Sen. Charles Schumer, a New York Democrat who helped draft the bill, said it would “change our policy so that the people who are needed to help our economy grow can come into this country, and at the same time we will note that when families are divided the humane thing to do is bring those families back together.
Republican critics made no claim they can defeat the bill in committee and concentrated instead on casting doubt on assertions that it will secure the U.S.-Mexican border before it allows immigrants illegally in the United States to take their first steps toward legal status.
“The triggers in the bill that kick off legalization are weak,” said Sen. Charles Grassley of Iowa, referring to a series of requirements that must be met before unauthorized immigrants can apply for legal status. “No one can dispute that this bill is legalization first, enforcement later.”

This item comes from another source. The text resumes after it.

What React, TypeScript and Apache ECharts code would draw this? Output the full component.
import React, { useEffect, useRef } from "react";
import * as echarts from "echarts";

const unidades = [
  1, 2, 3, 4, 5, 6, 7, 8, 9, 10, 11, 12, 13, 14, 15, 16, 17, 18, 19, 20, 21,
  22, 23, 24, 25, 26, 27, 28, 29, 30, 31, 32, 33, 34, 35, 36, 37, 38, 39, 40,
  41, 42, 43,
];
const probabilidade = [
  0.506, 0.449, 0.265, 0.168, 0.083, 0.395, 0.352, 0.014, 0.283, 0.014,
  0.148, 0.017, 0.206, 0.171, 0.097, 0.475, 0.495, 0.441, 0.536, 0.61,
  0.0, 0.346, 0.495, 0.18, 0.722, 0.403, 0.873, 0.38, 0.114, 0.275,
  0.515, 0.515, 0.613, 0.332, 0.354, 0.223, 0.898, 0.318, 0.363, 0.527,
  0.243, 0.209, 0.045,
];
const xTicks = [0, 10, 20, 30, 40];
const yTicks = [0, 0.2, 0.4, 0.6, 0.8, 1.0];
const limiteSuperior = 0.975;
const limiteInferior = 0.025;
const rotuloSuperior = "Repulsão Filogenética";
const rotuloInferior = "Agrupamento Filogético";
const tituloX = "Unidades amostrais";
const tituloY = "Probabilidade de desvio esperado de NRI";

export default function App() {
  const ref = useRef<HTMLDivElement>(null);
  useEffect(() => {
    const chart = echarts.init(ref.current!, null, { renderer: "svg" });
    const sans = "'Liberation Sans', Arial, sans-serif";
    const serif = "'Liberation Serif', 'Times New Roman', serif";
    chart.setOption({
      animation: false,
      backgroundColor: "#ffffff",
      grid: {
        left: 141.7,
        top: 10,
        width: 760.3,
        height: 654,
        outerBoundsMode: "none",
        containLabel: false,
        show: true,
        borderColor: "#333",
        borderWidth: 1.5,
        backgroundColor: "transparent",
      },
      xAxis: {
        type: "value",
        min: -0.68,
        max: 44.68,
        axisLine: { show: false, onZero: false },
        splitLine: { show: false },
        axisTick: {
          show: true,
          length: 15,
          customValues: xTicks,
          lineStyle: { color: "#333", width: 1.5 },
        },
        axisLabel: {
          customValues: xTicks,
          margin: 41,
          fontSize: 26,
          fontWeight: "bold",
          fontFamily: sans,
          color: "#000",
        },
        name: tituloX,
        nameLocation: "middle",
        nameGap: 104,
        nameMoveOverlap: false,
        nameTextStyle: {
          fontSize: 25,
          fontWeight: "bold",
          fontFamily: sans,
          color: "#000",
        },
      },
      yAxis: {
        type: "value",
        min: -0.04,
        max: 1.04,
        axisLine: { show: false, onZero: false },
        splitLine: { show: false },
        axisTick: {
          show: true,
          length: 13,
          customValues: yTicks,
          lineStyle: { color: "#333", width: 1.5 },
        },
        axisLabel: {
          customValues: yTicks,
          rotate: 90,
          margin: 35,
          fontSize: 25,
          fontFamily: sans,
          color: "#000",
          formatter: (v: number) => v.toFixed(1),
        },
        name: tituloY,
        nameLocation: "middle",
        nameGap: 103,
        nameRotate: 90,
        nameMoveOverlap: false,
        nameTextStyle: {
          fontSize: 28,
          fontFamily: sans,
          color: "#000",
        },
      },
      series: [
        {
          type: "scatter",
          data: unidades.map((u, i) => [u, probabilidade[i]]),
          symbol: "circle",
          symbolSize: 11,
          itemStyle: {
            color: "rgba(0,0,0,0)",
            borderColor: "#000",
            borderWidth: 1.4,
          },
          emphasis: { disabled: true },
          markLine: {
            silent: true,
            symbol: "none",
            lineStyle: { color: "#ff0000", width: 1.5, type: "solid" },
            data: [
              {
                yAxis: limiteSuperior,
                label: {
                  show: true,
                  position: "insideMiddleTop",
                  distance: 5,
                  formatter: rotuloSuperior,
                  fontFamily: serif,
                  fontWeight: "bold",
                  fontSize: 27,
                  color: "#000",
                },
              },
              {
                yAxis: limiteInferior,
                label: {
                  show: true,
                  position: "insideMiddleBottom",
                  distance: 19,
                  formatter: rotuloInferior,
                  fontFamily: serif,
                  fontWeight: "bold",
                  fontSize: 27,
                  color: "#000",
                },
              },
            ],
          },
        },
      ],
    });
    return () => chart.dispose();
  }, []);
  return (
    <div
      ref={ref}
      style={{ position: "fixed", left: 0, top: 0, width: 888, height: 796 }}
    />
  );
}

He said the last extensive overhaul of immigration in 1986 had also claimed it would end illegal immigration. “We thought we were so certain … and we screwed up,” he said of those who voted for the bill 37 years ago, himself among them.

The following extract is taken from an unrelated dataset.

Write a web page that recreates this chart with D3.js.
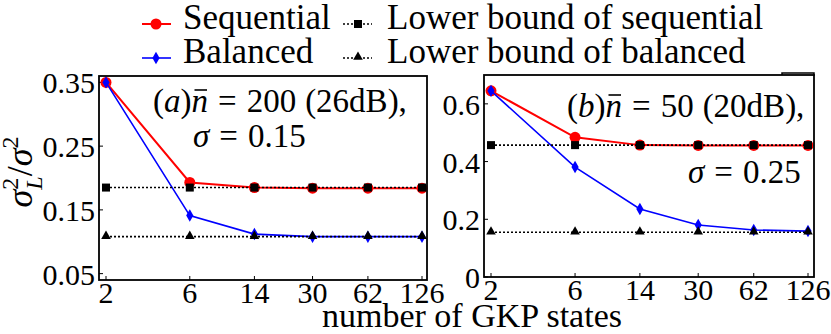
<!DOCTYPE html>
<html><head><meta charset="utf-8">
<script src="https://cdn.jsdelivr.net/npm/d3@7"></script>
<style>svg text, svg tspan { font-family: "Liberation Serif", Tinos, "Times New Roman", serif !important; }</style>
</head><body style="margin:0">
<svg id="c" width="831" height="334" style="font-family:'Liberation Serif', Tinos, serif"></svg>
<script>
const gkpStates = [2, 6, 14, 30, 62, 126];
const xTickLabels = ["2", "6", "14", "30", "62", "126"];
// panel (a)
const seqA = [0.350, 0.193, 0.185, 0.184, 0.184, 0.184];
const balA = [0.350, 0.141, 0.112, 0.108, 0.108, 0.108];
const lbSeqA = [0.185, 0.185, 0.185, 0.185, 0.185, 0.185];
const lbBalA = [0.108, 0.108, 0.108, 0.108, 0.108, 0.108];
const yTicksA = [0.05, 0.15, 0.25, 0.35];
const yTickLabelsA = ["0.05", "0.15", "0.25", "0.35"];
// panel (b)
const seqB = [0.645, 0.484, 0.457, 0.456, 0.456, 0.456];
const balB = [0.645, 0.381, 0.236, 0.180, 0.163, 0.159];
const lbSeqB = [0.457, 0.457, 0.457, 0.457, 0.457, 0.457];
const lbBalB = [0.155, 0.155, 0.155, 0.155, 0.155, 0.155];
const yTicksB = [0, 0.2, 0.4, 0.6];
const yTickLabelsB = ["0", "0.2", "0.4", "0.6"];
const legendLabels = ["Sequential", "Balanced", "Lower bound of sequential", "Lower bound of balanced"];

const svg = d3.select("#c");
function txt(sel, size) {
  return sel.append("text").attr("font-family", "Liberation Serif").style("font-family", "Liberation Serif").attr("font-size", size);
}

function panel(cfg) {
  const {left, right, top, bottom, x0, x1, yDomain, yTicks, yLabels, seq, bal, lbS, lbB} = cfg;
  const x = d3.scaleLog().domain([2, 126]).range([x0, x1]);
  const y = d3.scaleLinear().domain(yDomain).range([bottom, top]);
  const g = svg.append("g");
  gkpStates.forEach((d, i) => {
    g.append("line").attr("x1", x(d)).attr("x2", x(d)).attr("y1", bottom).attr("y2", bottom - 4).attr("stroke", "#000");
    txt(g, 30).attr("x", x(d)).attr("y", bottom + 23).attr("text-anchor", "middle").text(xTickLabels[i]);
  });
  yTicks.forEach((d, i) => {
    g.append("line").attr("x1", left).attr("x2", left + 4).attr("y1", y(d)).attr("y2", y(d)).attr("stroke", "#000");
    txt(g, 30).attr("x", left - 4).attr("y", y(d) + 11).attr("text-anchor", "end").text(yLabels[i]);
  });

  const line = d3.line().x((d, i) => x(gkpStates[i])).y(d => y(d));
  g.append("path").attr("d", line(seq)).attr("fill", "none").attr("stroke", "#ff0000").attr("stroke-width", 2);
  g.selectAll(".sm").data(seq).join("circle")
    .attr("cx", (d, i) => x(gkpStates[i])).attr("cy", d => y(d)).attr("r", 5.5).attr("fill", "#ff0000");
  g.append("path").attr("d", line(bal)).attr("fill", "none").attr("stroke", "#0000ff").attr("stroke-width", 1.6);
  const dia = d3.symbol().type(d3.symbolDiamond).size(45);
  g.selectAll(".bm").data(bal).join("path")
    .attr("d", dia).attr("transform", (d, i) => `translate(${x(gkpStates[i])},${y(d)})`).attr("fill", "#0000ff");
  g.append("path").attr("d", line(lbS)).attr("fill", "none").attr("stroke", "#000").attr("stroke-width", 1.6).attr("stroke-dasharray", "2,2");
  g.selectAll(".lsm").data(lbS).join("rect")
    .attr("x", (d, i) => x(gkpStates[i]) - 4).attr("y", d => y(d) - 4).attr("width", 8).attr("height", 8).attr("fill", "#000");
  g.append("path").attr("d", line(lbB)).attr("fill", "none").attr("stroke", "#000").attr("stroke-width", 1.6).attr("stroke-dasharray", "2,2");
  const tri = d3.symbol().type(d3.symbolTriangle).size(40);
  g.selectAll(".lbm").data(lbB).join("path")
    .attr("d", tri).attr("transform", (d, i) => `translate(${x(gkpStates[i])},${y(d) - 0.5})`).attr("fill", "#000");

  g.append("rect").attr("x", left).attr("y", top).attr("width", right - left).attr("height", bottom - top)
    .attr("fill", "none").attr("stroke", "#000").attr("stroke-width", 1.8);
}

panel({left: 99, right: 427, top: 76, bottom: 280, x0: 106, x1: 422,
  yDomain: [0.04, 0.36], yTicks: yTicksA, yLabels: yTickLabelsA, seq: seqA, bal: balA, lbS: lbSeqA, lbB: lbBalA});
panel({left: 484, right: 814, top: 75, bottom: 277, x0: 491, x1: 808,
  yDomain: [0, 0.7], yTicks: yTicksB, yLabels: yTickLabelsB, seq: seqB, bal: balB, lbS: lbSeqB, lbB: lbBalB});
svg.append("path").attr("d", "M782,75 L782,73 L814,73 L814,76").attr("fill", "none").attr("stroke", "#000").attr("stroke-width", 1.5);

function annot(x, yb, letter, nbar, db) {
  const t = txt(svg, 33).attr("x", x).attr("y", yb);
  t.append("tspan").text("(");
  t.append("tspan").style("font-style", "italic").text(letter);
  t.append("tspan").text(")");
  const n = t.append("tspan").style("font-style", "italic").text("n");
  t.append("tspan").attr("dx", 10).text("=");
  t.append("tspan").attr("dx", 10).text(nbar);
  t.append("tspan").attr("dx", 9).text("(" + db + "),");
  const bb = n.node().getExtentOfChar(0);
  svg.append("line").attr("x1", bb.x + 3).attr("x2", bb.x + bb.width - 1)
    .attr("y1", yb - 22).attr("y2", yb - 22).attr("stroke", "#000").attr("stroke-width", 1.6);
}
function sig(x, yb, val) {
  const t = txt(svg, 33).attr("x", x).attr("y", yb);
  t.append("tspan").style("font-style", "italic").text("σ");
  t.append("tspan").attr("dx", 10).text("=");
  t.append("tspan").attr("dx", 10).text(val);
}
annot(153, 112, "a", "200", "26dB");
sig(193, 147, "0.15");
annot(567, 117, "b", "50", "20dB");
sig(688, 183, "0.25");

txt(svg, 34).attr("x", 472).attr("y", 327).attr("text-anchor", "middle").text("number of GKP states");
const yl = txt(svg, 36).attr("transform", "translate(32,172) rotate(-90)").attr("text-anchor", "middle");
yl.append("tspan").style("font-style", "italic").text("σ");
yl.append("tspan").attr("dy", -14).attr("font-size", 24).text("2");
yl.append("tspan").attr("dx", -12).attr("dy", 24).attr("font-size", 24).style("font-style", "italic").text("L");
yl.append("tspan").attr("dy", -10).text("/");
yl.append("tspan").style("font-style", "italic").text("σ");
yl.append("tspan").attr("dy", -14).attr("font-size", 24).text("2");

const lg = svg.append("g");
const lgRows = [29, 63];
const hx = [[142, 171], [343, 372]];
lg.append("line").attr("x1", hx[0][0]).attr("x2", hx[0][1]).attr("y1", lgRows[0] - 5).attr("y2", lgRows[0] - 5).attr("stroke", "#ff0000").attr("stroke-width", 2);
lg.append("circle").attr("cx", 156).attr("cy", lgRows[0] - 5).attr("r", 5.5).attr("fill", "#ff0000");
lg.append("line").attr("x1", hx[0][0]).attr("x2", hx[0][1]).attr("y1", lgRows[1] - 5).attr("y2", lgRows[1] - 5).attr("stroke", "#0000ff").attr("stroke-width", 1.6);
lg.append("path").attr("d", d3.symbol().type(d3.symbolDiamond).size(45)).attr("transform", `translate(156,${lgRows[1] - 5})`).attr("fill", "#0000ff");
lg.append("line").attr("x1", hx[1][0]).attr("x2", hx[1][1]).attr("y1", lgRows[0] - 5).attr("y2", lgRows[0] - 5).attr("stroke", "#000").attr("stroke-width", 1.4).attr("stroke-dasharray", "2,2");
lg.append("rect").attr("x", 354).attr("y", lgRows[0] - 9).attr("width", 8).attr("height", 8).attr("fill", "#000");
lg.append("line").attr("x1", hx[1][0]).attr("x2", hx[1][1]).attr("y1", lgRows[1] - 5).attr("y2", lgRows[1] - 5).attr("stroke", "#000").attr("stroke-width", 1.4).attr("stroke-dasharray", "2,2");
lg.append("path").attr("d", d3.symbol().type(d3.symbolTriangle).size(40)).attr("transform", `translate(358,${lgRows[1] - 6})`).attr("fill", "#000");
[[183, lgRows[0], 0], [183, lgRows[1], 1], [387, lgRows[0], 2], [387, lgRows[1], 3]].forEach(([x, y, i]) => {
  txt(lg, 35).attr("x", x).attr("y", y).text(legendLabels[i]);
});
</script>
</body></html>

The first challenge came on Grassley’s proposal to require six months to elapse between the time the southern border is secured and immigrants may begin seeking legal status, a step Schumer said would “delay, probably forever, any legalization” for immigrants now living in the country without authorization.

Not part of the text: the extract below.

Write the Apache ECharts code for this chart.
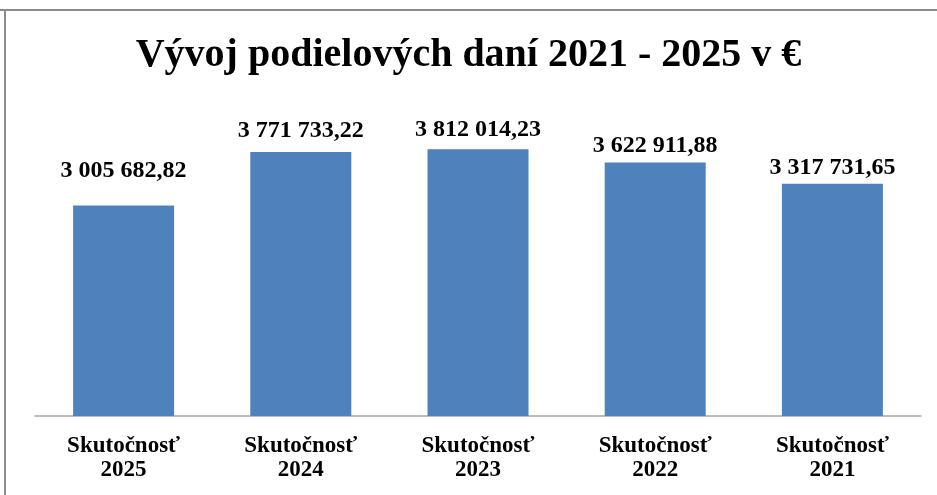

The second was advanced by Sen. Mike Lee, R-Utah, and sought to require that both houses of Congress vote to declare the border secure before the citizenship process could begin. Under the legislation as drafted, the secretary of Homeland Security has the authority to make that declaration.
Sen. Ted Cruz, R-Texas, later tried to require that the number of U.S. border patrol agents be tripled on the U.S.-Mexico border and the amount of equipment stationed there be quadrupled before any immigrant could apply for a change in legal status.
Hatch, who had supported the two earlier GOP proposals, opposed the Cruz plan.